- _INSTRUCTIONS FOR THE TASK_:
Your output must consist solely of the lines from the "Convert this chart" line through the "YAxis, CartesianGrid, ReferenceArea" line, exactly as written, without images.

— Start DATASET ROWS —

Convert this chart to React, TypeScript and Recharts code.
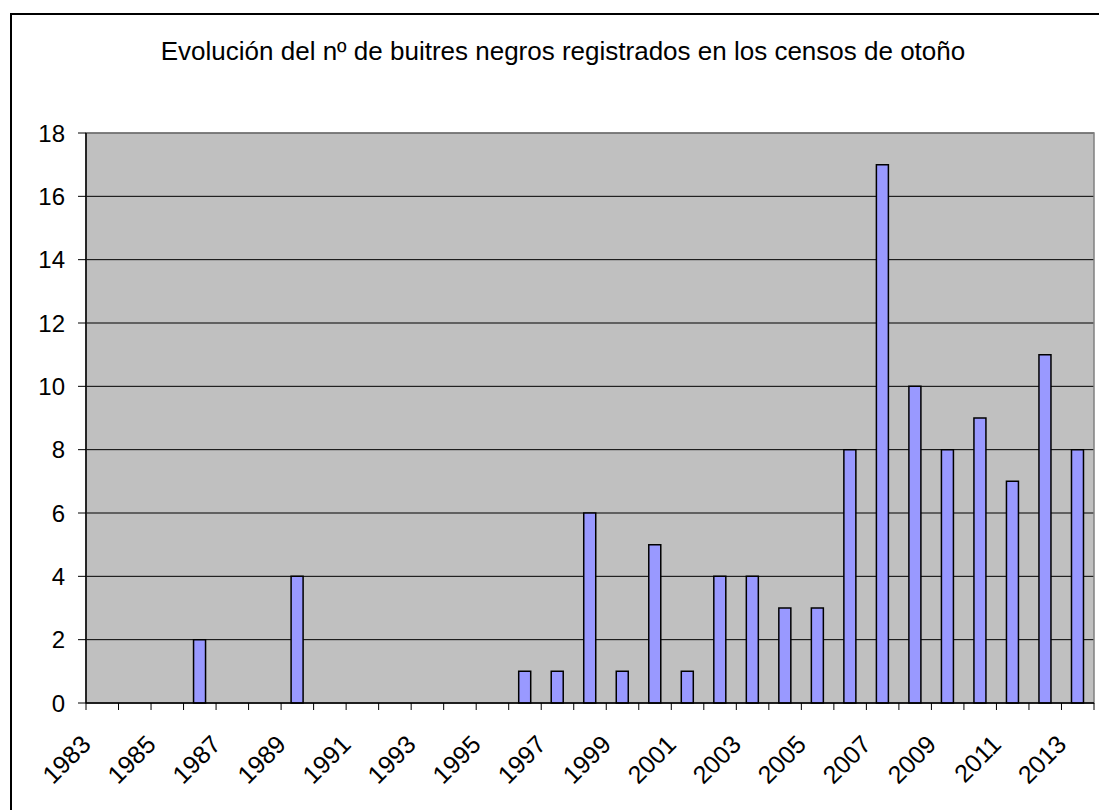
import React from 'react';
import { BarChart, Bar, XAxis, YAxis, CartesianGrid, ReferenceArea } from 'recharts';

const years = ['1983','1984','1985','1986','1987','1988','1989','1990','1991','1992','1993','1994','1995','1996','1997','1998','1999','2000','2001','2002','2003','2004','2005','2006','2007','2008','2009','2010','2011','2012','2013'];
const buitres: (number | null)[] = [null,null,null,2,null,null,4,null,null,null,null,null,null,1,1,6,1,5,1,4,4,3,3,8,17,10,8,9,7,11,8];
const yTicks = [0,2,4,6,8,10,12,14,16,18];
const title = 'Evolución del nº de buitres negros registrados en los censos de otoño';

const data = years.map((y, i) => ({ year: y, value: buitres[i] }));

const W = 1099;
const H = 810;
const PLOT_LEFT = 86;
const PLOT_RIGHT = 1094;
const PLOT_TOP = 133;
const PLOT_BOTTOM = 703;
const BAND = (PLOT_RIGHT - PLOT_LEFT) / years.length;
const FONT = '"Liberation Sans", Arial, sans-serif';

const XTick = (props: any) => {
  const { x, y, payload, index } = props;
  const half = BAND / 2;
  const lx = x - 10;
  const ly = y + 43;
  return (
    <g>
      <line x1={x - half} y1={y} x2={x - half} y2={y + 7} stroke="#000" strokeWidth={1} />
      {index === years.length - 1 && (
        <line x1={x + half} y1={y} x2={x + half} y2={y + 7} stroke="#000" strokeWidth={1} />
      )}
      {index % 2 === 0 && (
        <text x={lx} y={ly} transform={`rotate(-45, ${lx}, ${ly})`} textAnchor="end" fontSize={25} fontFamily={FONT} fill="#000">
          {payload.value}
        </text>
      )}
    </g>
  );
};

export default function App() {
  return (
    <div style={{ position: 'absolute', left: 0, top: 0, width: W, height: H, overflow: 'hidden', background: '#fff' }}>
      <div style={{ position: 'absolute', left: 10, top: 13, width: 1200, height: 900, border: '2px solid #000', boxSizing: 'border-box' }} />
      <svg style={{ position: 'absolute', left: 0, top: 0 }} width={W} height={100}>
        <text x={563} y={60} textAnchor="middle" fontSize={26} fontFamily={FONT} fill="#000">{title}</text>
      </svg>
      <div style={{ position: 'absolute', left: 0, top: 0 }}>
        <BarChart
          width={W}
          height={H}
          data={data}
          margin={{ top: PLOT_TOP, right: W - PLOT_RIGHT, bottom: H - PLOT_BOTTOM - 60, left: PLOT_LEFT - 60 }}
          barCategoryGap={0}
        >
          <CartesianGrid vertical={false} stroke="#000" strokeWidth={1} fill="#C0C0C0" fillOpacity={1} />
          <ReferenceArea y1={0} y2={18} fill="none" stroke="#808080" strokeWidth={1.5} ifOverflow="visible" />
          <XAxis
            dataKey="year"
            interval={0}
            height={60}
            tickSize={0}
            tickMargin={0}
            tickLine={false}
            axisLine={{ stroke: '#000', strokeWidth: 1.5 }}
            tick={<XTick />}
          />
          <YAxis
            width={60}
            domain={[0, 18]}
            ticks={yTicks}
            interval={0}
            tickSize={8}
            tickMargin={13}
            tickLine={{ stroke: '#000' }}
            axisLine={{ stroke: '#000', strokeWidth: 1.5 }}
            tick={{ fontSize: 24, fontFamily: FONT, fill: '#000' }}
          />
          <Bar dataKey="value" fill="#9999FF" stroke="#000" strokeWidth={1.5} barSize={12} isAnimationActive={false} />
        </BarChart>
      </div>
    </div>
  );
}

— End DATASET ROWS —
— Start DATASET ROWS —

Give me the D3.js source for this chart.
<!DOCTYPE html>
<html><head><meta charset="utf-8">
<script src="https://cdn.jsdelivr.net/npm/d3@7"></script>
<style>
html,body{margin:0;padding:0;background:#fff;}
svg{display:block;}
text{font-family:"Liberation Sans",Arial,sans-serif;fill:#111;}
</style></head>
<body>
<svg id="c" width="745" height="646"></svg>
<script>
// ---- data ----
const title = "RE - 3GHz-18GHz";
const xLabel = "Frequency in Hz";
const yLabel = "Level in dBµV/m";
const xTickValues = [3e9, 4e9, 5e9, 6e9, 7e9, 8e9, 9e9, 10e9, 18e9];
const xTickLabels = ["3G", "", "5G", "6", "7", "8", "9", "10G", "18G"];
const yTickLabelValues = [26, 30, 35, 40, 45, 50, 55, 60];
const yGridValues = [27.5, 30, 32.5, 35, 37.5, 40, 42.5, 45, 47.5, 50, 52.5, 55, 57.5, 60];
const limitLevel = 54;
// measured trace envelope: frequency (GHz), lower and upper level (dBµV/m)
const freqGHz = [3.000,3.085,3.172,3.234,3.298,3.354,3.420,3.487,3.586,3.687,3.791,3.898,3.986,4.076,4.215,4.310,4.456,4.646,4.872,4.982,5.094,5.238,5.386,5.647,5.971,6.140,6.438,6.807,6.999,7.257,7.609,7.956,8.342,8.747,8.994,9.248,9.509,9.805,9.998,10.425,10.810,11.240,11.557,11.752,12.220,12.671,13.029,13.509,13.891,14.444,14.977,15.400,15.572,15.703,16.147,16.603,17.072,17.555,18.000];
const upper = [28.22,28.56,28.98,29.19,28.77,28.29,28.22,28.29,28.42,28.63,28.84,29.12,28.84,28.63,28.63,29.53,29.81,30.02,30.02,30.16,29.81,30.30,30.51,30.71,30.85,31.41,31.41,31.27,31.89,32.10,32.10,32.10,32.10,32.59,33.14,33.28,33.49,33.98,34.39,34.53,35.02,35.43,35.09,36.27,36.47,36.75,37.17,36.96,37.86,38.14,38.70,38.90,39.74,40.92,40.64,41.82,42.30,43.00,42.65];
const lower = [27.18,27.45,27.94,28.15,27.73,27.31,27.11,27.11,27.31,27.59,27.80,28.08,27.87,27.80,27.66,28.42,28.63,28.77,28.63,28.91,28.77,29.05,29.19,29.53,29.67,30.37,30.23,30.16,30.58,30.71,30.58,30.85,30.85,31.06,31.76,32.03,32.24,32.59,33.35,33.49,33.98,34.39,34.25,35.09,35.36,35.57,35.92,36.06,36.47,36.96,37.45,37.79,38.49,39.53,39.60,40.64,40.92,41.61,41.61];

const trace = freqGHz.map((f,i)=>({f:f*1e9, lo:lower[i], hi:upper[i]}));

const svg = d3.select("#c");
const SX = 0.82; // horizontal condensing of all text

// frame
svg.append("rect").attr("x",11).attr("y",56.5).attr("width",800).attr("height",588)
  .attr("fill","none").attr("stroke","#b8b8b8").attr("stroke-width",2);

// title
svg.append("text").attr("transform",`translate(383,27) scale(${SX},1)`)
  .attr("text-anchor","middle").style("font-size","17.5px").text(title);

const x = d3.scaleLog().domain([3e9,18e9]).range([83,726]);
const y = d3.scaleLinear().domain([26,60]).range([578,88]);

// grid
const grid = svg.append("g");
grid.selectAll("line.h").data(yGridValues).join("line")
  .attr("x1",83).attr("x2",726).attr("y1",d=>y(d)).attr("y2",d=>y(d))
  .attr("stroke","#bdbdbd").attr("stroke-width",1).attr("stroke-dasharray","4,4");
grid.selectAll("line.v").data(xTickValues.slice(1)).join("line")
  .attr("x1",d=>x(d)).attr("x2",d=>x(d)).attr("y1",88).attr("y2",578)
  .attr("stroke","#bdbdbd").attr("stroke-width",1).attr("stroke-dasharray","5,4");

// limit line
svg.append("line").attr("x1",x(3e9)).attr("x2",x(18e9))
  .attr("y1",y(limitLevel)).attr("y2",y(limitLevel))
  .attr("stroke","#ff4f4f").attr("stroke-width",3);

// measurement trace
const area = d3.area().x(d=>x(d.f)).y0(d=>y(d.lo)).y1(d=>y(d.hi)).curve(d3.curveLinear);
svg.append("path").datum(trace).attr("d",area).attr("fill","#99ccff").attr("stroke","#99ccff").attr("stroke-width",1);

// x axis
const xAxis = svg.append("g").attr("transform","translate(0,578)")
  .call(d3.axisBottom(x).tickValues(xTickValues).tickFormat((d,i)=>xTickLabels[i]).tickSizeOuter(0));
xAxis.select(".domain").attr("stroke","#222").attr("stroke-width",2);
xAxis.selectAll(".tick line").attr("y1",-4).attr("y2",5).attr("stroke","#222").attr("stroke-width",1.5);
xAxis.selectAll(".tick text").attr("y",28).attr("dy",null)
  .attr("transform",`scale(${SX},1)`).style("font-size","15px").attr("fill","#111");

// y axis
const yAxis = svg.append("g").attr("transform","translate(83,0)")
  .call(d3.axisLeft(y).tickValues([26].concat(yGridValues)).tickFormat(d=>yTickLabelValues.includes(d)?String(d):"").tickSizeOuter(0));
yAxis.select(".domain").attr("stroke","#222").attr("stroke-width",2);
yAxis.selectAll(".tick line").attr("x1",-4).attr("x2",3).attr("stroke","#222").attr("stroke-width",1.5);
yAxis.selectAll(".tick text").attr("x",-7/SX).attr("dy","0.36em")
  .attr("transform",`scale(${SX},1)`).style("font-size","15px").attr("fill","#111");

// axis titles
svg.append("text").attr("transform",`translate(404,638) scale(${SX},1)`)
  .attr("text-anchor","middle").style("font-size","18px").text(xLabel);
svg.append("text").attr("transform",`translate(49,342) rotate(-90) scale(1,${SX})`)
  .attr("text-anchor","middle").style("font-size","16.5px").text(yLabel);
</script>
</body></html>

— End DATASET ROWS —
— Start DATASET ROWS —

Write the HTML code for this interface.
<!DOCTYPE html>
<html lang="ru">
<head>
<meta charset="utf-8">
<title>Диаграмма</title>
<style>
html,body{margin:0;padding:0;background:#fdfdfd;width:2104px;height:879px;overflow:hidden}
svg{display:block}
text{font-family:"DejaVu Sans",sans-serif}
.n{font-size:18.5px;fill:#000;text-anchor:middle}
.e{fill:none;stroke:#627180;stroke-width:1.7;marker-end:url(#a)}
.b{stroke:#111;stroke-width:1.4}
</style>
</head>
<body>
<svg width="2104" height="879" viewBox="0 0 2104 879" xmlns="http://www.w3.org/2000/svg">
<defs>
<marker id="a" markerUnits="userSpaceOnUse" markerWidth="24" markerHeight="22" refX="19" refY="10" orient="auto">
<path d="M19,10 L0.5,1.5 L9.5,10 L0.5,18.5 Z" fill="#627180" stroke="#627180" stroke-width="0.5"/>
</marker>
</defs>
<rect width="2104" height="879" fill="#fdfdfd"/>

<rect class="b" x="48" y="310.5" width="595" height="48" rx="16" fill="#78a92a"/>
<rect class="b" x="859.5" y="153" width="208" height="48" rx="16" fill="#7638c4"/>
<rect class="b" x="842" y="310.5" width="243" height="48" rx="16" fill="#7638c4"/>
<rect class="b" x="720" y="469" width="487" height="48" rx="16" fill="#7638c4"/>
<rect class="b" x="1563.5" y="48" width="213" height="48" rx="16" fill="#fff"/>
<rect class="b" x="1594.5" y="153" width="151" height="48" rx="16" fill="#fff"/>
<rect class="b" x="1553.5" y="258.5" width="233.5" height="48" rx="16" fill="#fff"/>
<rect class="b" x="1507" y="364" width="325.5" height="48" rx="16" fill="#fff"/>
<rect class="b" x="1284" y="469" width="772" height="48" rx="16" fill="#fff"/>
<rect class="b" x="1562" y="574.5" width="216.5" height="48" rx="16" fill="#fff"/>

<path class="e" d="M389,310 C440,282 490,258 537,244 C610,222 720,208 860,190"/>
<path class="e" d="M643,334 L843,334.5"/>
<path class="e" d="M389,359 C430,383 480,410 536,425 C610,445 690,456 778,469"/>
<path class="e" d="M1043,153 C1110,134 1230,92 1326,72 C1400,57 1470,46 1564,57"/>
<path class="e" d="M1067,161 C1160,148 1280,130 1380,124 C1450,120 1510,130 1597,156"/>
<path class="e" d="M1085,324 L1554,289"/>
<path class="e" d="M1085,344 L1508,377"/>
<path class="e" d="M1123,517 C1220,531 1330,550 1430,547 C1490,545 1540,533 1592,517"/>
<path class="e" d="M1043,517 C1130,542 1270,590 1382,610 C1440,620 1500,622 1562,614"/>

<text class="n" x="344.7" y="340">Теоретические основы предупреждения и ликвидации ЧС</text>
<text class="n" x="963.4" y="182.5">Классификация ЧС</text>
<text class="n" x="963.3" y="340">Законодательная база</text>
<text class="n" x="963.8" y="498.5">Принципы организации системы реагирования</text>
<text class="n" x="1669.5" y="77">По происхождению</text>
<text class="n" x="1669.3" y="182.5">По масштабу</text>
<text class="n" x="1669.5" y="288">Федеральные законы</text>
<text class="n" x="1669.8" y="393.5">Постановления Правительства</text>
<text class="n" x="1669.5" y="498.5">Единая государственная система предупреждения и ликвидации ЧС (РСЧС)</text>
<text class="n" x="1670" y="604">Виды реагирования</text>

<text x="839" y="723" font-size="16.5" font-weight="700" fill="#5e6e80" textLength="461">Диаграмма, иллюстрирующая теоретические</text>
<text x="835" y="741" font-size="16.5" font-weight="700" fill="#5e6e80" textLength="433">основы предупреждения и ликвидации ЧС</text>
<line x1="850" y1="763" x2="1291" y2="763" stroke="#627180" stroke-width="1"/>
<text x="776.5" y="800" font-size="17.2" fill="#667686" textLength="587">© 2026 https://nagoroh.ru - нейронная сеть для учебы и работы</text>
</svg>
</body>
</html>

— End DATASET ROWS —

- _ANSWER TO THE PROBLEM_:
Convert this chart to React, TypeScript and Recharts code.
import React from 'react';
import { BarChart, Bar, XAxis, YAxis, CartesianGrid, ReferenceArea } from 'recharts';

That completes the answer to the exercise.